Naganarasimha G R Thanks for the comments
Wangda Tan Please comment if you have any further suggestions.
So user needs to delete a queue(say a2) then he needs to remove the queue from its parent's "yarn.scheduler.capacity.<parent queue>.queues" config and also mention its state(yarn.scheduler.capacity.<root...a2>.state) as DELETED right ?
Do not need to remove the queue from its parent's "yarn.scheduler.capacity.<parent queue>.queues" config, just mention its state(yarn.scheduler.capacity.<root...a2>.state) as DELETED.
How to delete intermediate queues? i presume we need NOT configure state for each of its children right ? or do we plan to support delete of only leaf queue?
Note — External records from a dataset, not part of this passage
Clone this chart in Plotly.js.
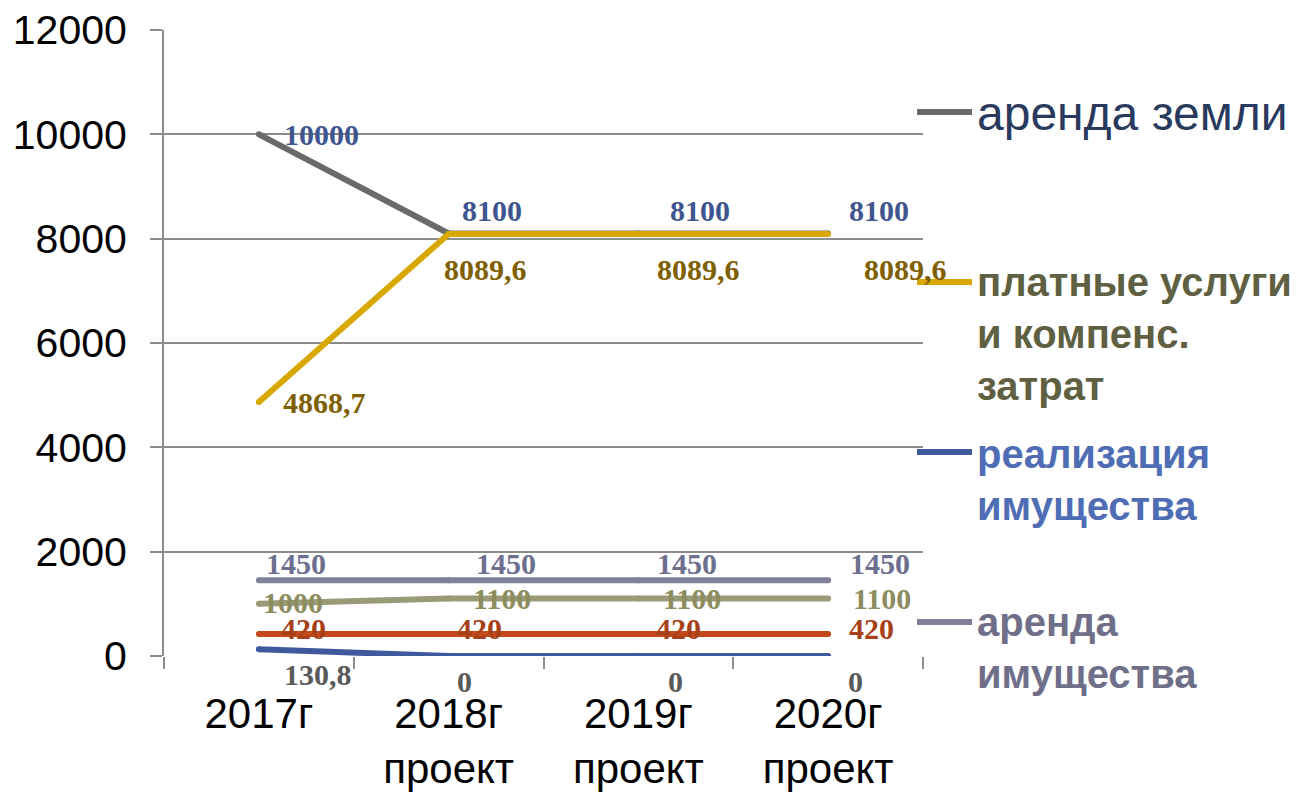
<!DOCTYPE html>
<html>
<head>
<meta charset="utf-8">
<script src="https://cdn.plot.ly/plotly-3.0.1.min.js"></script>
<style>html,body{margin:0;padding:0;background:#fff;}#chart{width:1314px;height:792px;}</style>
</head>
<body>
<div id="chart"></div>
<script>
// ---- data ----
const categories = ['2017г', '2018г<br>проект', '2019г<br>проект', '2020г<br>проект'];
const arendaZemli = [10000, 8100, 8100, 8100];
const platnyeUslugi = [4868.7, 8089.6, 8089.6, 8089.6];
const realizaciyaImushchestva = [130.8, 0, 0, 0];
const arendaImushchestva = [1450, 1450, 1450, 1450];
const series5 = [1000, 1100, 1100, 1100];
const series6 = [420, 420, 420, 420];
const yTickValues = [0, 2000, 4000, 6000, 8000, 10000, 12000];
const legendLabels = ['аренда земли', 'платные услуги<br>и компенс.<br>затрат', 'реализация<br>имущества', 'аренда<br>имущества'];

// ---- styling ----
const series = [
  {y: series6, color: '#C5481C', label: '#A8401A', dx: [45,31,40,43], dy: [-6,-6,-6,-6]},
  {y: realizaciyaImushchestva, color: '#3F5A9C', label: '#595959', dx: [59,16,37,27], dy: [25,25,25,25]},
  {y: series5, color: '#9A9A78', label: '#8C8C5E', dx: [34,53,54,54], dy: [-1,0,0,0]},
  {y: arendaImushchestva, color: '#80809A', label: '#6E6E8E', dx: [37,57,49,52], dy: [-17,-17,-17,-17]},
  {y: arendaZemli, color: '#6A6A6A', label: '#3F558F', dx: [63,43,62,51], dy: [0,-23,-23,-23]},
  {y: platnyeUslugi, color: '#D9A800', label: '#7F6000', dx: [66,37,60,77], dy: [0,36,36,36]}
];

const fmt = v => String(v).replace('.', ',');

const traces = series.map(s => ({
  type: 'scatter', mode: 'lines+markers', x: categories, y: s.y,
  line: {color: s.color, width: 6},
  marker: {color: s.color, size: 6},
  showlegend: false, hoverinfo: 'skip'
}));

const annotations = [];
series.forEach(s => {
  s.y.forEach((v, i) => {
    annotations.push({
      x: categories[i], y: v, xref: 'x', yref: 'y',
      text: fmt(v), showarrow: false, borderpad: 0,
      xanchor: 'center', yanchor: 'middle',
      xshift: s.dx[i], yshift: -s.dy[i],
      font: {family: 'Liberation Serif, Times New Roman, serif', size: 30, color: s.label, weight: 'bold'}
    });
  });
});

// custom legend
const L = 164, R = 923, T = 30, B = 656;
const px = p => (p - L) / (R - L);
const py = p => (B - p) / (B - T);
const legendItems = [
  {text: legendLabels[0], line: '#6A6A6A', color: '#2A3A5E', ly: 112, top: 85, size: 48, bold: false},
  {text: legendLabels[1], line: '#D9A800', color: '#5F5F42', ly: 282, top: 258, size: 40, bold: true},
  {text: legendLabels[2], line: '#3F5A9C', color: '#4F6DB5', ly: 452, top: 430, size: 40, bold: true},
  {text: legendLabels[3], line: '#80809A', color: '#6F6F8A', ly: 622, top: 598, size: 40, bold: true}
];
const shapes = [];
legendItems.forEach(it => {
  shapes.push({type: 'line', xref: 'paper', yref: 'paper', x0: px(917), x1: px(972), y0: py(it.ly), y1: py(it.ly),
    line: {color: it.line, width: 6}});
  annotations.push({
    xref: 'paper', yref: 'paper', x: px(975), y: py(it.top), xanchor: 'left', yanchor: 'top', align: 'left',
    text: it.bold ? '<b>' + it.text + '</b>' : it.text, showarrow: false,
    font: {family: 'Liberation Sans, Arial, sans-serif', size: it.size, color: it.color}
  });
});

const layout = {
  width: 1314, height: 792,
  margin: {l: L, r: 1314 - R, t: T, b: 792 - B, pad: 0},
  paper_bgcolor: '#fff', plot_bgcolor: '#fff',
  showlegend: false,
  xaxis: {
    type: 'category', range: [-0.5, 3.5], tickson: 'boundaries',
    ticks: 'outside', ticklen: 12, tickwidth: 2, tickcolor: '#8c8c8c',
    showline: false, showgrid: false, zeroline: false,
    tickfont: {family: 'Liberation Sans, Arial, sans-serif', size: 42, color: '#000'},
    ticklabelstandoff: 29, fixedrange: true
  },
  yaxis: {
    range: [0, 12000], tickvals: yTickValues, ticktext: yTickValues.map(String),
    ticks: 'outside', ticklen: 12, tickwidth: 2, tickcolor: '#8c8c8c',
    showgrid: true, gridcolor: '#8c8c8c', gridwidth: 2,
    showline: true, linecolor: '#8c8c8c', linewidth: 2,
    zeroline: false,
    tickfont: {family: 'Liberation Sans, Arial, sans-serif', size: 41, color: '#000'},
    ticklabelstandoff: 15, fixedrange: true
  },
  shapes: shapes,
  annotations: annotations
};

Plotly.newPlot('chart', traces, layout, {displayModeBar: false, staticPlot: true});
</script>
</body>
</html>
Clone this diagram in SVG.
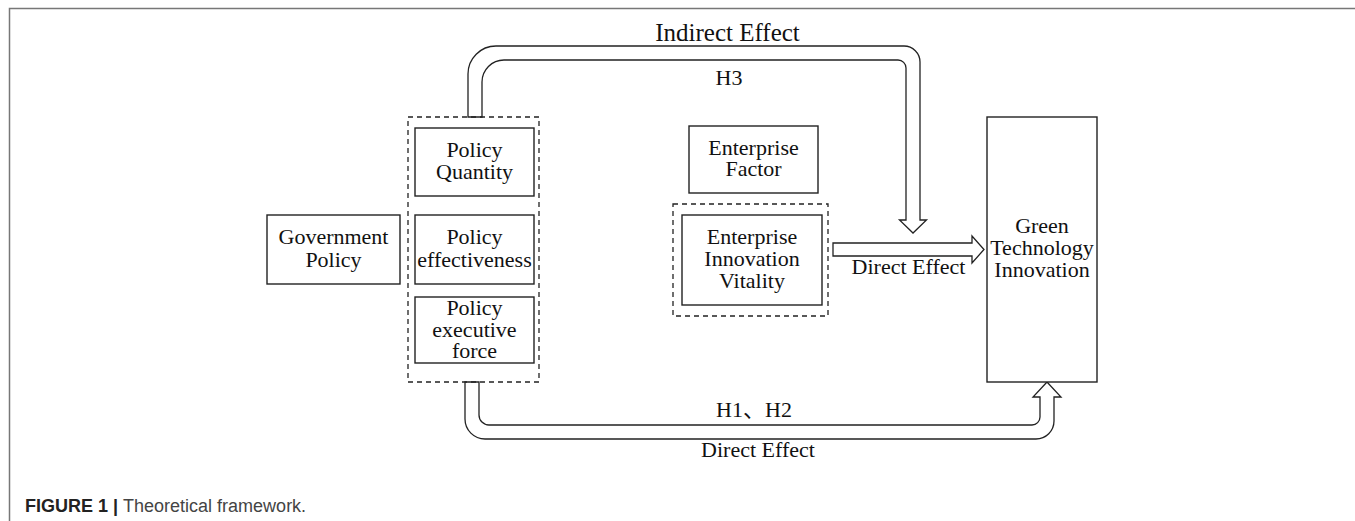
<svg xmlns="http://www.w3.org/2000/svg" width="1355" height="521" viewBox="0 0 1355 521">
<style>
.box{fill:#fff;stroke:#222;stroke-width:1.4}
.dash{fill:none;stroke:#222;stroke-width:1.3;stroke-dasharray:5,4}
.arrow{fill:#fff;stroke:#222;stroke-width:1.3;stroke-linejoin:miter}
.t{font-family:"Liberation Serif","Noto Sans CJK SC",serif;font-size:22px;fill:#111;text-anchor:middle}
.frame{stroke:#777;stroke-width:1.5;fill:none}
</style>
<rect width="1355" height="521" fill="#fff"/>
<path class="frame" d="M9.5,521 V8.5 H1355"/>

<g id="connectors">
  <path class="arrow" d="M468,117 V74 A28,28 0 0 1 496,46 H904 A16,16 0 0 1 920,62 V220 H926.5 L913,233 L899.5,220 H906 V68 A8,8 0 0 0 898,60 H504 A22,22 0 0 0 482,82 V117 Z"/>
  <path class="arrow" d="M833,243 H972 V236 L984,249.5 L972,263 V256 H833 Z"/>
  <path class="arrow" d="M465,382 V419 A20,20 0 0 0 485,439 H1036 A18,18 0 0 0 1054,421 V397 H1061 L1047,382 L1033,397 H1040 V417 A8,8 0 0 1 1032,425 H489 A10,10 0 0 1 479,415 V382 Z"/>
  <text class="t" x="727.5" y="41" style="font-size:25px">Indirect Effect</text>
  <text class="t" x="729" y="85">H3</text>
  <text class="t" x="908.5" y="274">Direct Effect</text>
  <text class="t" x="754" y="417">H1、H2</text>
  <text class="t" x="758" y="457">Direct Effect</text>
</g>

<g id="policy-group">
  <rect class="dash" x="408" y="117" width="131" height="265"/>
</g>

<g id="government-policy">
  <rect class="box" x="267" y="215" width="133" height="69"/>
  <text class="t" x="333.5" y="244">Government</text>
  <text class="t" x="333.5" y="267">Policy</text>
</g>

<g id="policy-quantity">
  <rect class="box" x="415" y="128" width="119" height="68"/>
  <text class="t" x="474.5" y="157">Policy</text>
  <text class="t" x="474.5" y="179">Quantity</text>
</g>

<g id="policy-effectiveness">
  <rect class="box" x="415" y="215" width="119" height="69"/>
  <text class="t" x="474.5" y="244">Policy</text>
  <text class="t" x="474.5" y="267">effectiveness</text>
</g>

<g id="policy-executive-force">
  <rect class="box" x="415" y="297" width="119" height="66"/>
  <text class="t" x="474.5" y="315">Policy</text>
  <text class="t" x="474.5" y="337">executive</text>
  <text class="t" x="474.5" y="358">force</text>
</g>

<g id="enterprise-factor">
  <rect class="box" x="689" y="126" width="129" height="67"/>
  <text class="t" x="753.5" y="155">Enterprise</text>
  <text class="t" x="753.5" y="176">Factor</text>
</g>

<g id="enterprise-innovation-vitality">
  <rect class="dash" x="673" y="204" width="155" height="112"/>
  <rect class="box" x="682" y="215" width="140" height="90"/>
  <text class="t" x="752" y="244">Enterprise</text>
  <text class="t" x="752" y="266">Innovation</text>
  <text class="t" x="752" y="288">Vitality</text>
</g>

<g id="green-technology-innovation">
  <rect class="box" x="987" y="117" width="110" height="265"/>
  <text class="t" x="1042" y="233">Green</text>
  <text class="t" x="1042" y="255">Technology</text>
  <text class="t" x="1042" y="277">Innovation</text>
</g>

<g id="caption">
  <text x="25" y="512" style="font-family:'Liberation Sans',Arial,sans-serif;font-size:18px"><tspan font-weight="bold" fill="#222">FIGURE 1 | </tspan><tspan fill="#444">Theoretical framework.</tspan></text>
</g>
</svg>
We need not configure the state for each of its children. Just mark delete for the queue itself.
Do we need to consider the moving of queues(along with its apps) from one queue hiearchy to another ? IMO it complicates but not sure about the real world usecases.
we can consider this scenario later.
In case of HA, i think it further complicates as if both the RM's are initialiased with old queue settings and then if new queue is updated then CS is aware of deleted queue else if the RM starts of with updated xml(with deleted queue) then deleted queue information is not available and if failover happens to this RM then apps running on the deleted queue cannot be recovered as the queue doesnt exist. so do we need to start maintaining the deleted queue in statestore or need handling of creating queue objects for the queues whose state has been marked as deleted (then we need to consider 2nd point) ?
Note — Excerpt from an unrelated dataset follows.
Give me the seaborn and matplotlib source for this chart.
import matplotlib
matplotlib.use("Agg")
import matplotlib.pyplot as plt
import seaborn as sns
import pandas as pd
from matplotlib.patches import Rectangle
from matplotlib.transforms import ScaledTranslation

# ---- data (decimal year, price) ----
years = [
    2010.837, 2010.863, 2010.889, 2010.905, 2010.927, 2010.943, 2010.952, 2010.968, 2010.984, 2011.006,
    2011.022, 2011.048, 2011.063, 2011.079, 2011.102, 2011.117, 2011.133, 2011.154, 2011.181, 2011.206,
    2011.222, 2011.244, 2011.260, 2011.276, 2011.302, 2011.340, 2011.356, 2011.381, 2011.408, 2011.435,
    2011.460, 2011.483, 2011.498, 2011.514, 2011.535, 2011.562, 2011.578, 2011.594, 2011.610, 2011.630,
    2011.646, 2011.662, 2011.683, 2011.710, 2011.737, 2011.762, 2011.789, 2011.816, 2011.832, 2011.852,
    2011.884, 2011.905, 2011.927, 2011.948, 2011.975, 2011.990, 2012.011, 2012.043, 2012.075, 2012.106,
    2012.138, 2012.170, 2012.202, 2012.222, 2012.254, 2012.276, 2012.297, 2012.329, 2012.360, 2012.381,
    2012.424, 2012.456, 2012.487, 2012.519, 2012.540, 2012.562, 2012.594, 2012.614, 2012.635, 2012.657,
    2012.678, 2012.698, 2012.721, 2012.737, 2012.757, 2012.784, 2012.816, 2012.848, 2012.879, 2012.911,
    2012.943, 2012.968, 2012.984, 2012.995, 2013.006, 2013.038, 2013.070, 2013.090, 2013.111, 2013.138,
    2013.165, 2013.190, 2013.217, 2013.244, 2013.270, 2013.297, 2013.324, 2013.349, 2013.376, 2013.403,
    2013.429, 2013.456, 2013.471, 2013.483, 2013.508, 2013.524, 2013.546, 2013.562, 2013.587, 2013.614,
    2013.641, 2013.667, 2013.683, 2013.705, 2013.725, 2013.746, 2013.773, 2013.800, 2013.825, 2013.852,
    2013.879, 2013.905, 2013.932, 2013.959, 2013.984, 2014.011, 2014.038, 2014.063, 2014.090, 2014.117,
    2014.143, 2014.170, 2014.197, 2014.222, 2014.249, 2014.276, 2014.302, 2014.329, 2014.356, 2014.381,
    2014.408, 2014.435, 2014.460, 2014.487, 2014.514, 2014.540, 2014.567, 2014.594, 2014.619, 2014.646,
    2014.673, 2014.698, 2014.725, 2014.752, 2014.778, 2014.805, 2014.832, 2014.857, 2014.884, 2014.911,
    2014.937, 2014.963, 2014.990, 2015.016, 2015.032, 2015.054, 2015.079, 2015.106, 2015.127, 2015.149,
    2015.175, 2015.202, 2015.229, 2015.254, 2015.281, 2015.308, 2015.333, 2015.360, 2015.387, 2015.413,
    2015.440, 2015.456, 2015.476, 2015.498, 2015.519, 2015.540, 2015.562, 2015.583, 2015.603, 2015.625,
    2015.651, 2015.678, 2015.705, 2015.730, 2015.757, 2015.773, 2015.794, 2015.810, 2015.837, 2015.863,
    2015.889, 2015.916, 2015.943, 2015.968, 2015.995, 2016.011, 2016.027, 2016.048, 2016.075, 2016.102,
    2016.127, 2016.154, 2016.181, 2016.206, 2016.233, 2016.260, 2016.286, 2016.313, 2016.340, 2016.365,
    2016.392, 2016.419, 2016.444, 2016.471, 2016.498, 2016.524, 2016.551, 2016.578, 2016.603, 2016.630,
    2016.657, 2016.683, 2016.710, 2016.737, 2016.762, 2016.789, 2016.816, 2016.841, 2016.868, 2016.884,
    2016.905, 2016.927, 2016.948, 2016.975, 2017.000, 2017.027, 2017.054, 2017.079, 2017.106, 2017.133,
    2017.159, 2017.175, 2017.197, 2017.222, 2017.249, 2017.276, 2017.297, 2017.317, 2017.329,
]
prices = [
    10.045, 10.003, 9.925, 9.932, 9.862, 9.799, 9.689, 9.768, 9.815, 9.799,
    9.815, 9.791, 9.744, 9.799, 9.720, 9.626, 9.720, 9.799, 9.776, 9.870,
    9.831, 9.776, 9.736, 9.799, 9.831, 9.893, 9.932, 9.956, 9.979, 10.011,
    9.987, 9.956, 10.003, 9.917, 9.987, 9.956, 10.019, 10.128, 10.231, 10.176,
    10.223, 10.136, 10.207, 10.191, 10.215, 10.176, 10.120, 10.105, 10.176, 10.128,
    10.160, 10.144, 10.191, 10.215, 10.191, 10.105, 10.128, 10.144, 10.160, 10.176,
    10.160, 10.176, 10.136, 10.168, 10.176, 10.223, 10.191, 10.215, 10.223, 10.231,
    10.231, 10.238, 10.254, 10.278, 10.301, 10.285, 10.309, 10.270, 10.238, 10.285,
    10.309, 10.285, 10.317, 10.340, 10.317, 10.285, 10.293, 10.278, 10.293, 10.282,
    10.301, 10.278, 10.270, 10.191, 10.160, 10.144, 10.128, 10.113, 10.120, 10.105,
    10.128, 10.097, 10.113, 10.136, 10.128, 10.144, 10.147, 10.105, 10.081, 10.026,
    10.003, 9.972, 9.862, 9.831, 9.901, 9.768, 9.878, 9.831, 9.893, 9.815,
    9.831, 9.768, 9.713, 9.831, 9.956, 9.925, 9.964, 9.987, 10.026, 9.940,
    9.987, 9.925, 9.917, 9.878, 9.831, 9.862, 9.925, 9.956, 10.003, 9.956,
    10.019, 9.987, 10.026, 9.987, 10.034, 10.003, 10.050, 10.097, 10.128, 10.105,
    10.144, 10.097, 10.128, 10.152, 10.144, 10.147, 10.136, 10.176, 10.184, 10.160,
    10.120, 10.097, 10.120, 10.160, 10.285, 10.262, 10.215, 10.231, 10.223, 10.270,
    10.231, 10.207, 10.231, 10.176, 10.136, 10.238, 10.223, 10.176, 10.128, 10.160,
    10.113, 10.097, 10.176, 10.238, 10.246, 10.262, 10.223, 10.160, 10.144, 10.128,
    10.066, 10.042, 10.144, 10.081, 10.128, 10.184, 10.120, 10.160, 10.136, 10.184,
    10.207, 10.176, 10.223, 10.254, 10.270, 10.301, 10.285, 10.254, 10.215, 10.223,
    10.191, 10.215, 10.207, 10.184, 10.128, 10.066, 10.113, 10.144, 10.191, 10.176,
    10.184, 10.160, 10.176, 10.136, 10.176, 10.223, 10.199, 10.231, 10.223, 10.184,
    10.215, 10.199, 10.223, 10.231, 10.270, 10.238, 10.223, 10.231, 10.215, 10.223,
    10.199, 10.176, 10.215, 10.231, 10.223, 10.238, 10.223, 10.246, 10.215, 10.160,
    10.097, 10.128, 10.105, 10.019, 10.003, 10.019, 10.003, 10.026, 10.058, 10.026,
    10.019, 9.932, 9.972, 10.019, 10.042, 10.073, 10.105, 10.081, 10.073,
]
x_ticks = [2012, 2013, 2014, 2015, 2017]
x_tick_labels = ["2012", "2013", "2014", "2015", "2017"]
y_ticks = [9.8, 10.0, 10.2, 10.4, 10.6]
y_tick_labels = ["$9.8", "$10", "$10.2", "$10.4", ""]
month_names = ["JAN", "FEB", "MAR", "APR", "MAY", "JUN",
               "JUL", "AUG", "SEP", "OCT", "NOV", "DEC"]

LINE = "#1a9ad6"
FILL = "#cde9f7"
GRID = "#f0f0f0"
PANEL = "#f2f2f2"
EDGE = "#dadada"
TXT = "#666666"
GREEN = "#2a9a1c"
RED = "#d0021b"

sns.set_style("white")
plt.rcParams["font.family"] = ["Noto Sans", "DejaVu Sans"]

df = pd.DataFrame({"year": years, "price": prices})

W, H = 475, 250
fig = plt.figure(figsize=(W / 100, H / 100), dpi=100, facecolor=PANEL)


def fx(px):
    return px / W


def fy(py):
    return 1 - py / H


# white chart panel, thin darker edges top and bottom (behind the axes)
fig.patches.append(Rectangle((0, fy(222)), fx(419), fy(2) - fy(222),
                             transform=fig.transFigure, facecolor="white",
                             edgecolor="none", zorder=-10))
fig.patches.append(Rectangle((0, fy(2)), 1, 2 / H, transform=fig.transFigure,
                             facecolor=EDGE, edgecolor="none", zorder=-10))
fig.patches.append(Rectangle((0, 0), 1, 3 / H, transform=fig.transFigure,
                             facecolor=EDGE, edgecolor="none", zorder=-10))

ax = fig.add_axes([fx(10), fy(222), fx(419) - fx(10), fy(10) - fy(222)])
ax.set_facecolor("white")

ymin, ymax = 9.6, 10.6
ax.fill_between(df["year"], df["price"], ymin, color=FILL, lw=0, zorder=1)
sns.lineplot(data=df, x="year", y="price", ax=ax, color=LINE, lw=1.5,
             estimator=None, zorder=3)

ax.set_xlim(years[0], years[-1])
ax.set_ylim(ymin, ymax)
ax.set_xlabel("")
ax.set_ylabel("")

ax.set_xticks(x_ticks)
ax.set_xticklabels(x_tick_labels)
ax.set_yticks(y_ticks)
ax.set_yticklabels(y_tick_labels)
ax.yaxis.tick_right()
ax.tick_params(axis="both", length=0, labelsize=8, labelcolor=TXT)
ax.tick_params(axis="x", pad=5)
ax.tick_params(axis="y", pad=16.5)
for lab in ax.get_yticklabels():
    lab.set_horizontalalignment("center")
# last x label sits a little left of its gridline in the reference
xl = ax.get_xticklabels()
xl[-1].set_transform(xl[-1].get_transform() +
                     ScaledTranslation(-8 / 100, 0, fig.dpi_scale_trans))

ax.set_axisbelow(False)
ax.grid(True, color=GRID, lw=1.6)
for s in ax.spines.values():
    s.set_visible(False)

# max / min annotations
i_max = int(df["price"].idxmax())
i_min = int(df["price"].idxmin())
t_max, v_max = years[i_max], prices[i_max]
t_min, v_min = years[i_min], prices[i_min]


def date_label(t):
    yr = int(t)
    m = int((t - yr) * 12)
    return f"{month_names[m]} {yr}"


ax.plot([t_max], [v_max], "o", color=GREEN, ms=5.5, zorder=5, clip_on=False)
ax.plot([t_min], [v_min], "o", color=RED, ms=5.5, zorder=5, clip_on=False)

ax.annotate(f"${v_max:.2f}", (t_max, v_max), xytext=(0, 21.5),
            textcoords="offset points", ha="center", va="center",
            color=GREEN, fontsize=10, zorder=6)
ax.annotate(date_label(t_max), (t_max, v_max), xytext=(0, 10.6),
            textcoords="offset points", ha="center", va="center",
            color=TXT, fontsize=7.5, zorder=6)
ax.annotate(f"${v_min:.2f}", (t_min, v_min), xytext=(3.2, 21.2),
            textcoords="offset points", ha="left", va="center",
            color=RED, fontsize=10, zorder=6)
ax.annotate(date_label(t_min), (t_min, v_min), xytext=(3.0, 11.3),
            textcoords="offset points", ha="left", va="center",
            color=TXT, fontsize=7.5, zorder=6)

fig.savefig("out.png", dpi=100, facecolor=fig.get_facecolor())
Yes, this is the fundamental issue with the "configuration-based" approach. This api-based approach would solve this issue: https://issues.apache.org/jira/browse/YARN-5734. But for "configuration-based" approach, in RM HA case, we have to make sure the configuration file for every RM nodes is updated.
do we need to consider showing of the deleted queues in the webui ? may be in another jira but the code needs to be updated.
Yes, we could file a separate jira, and do it later.
The basic workflow could be: before we can actually delete the queue, we should make sure the queue in STOPPED state which means this queue can not accept any new applications, and all apps (including pending request) have been finished (for now, we could simply wait. or add a command/flag to force kill later). Then, we could delete the queue and split capacity.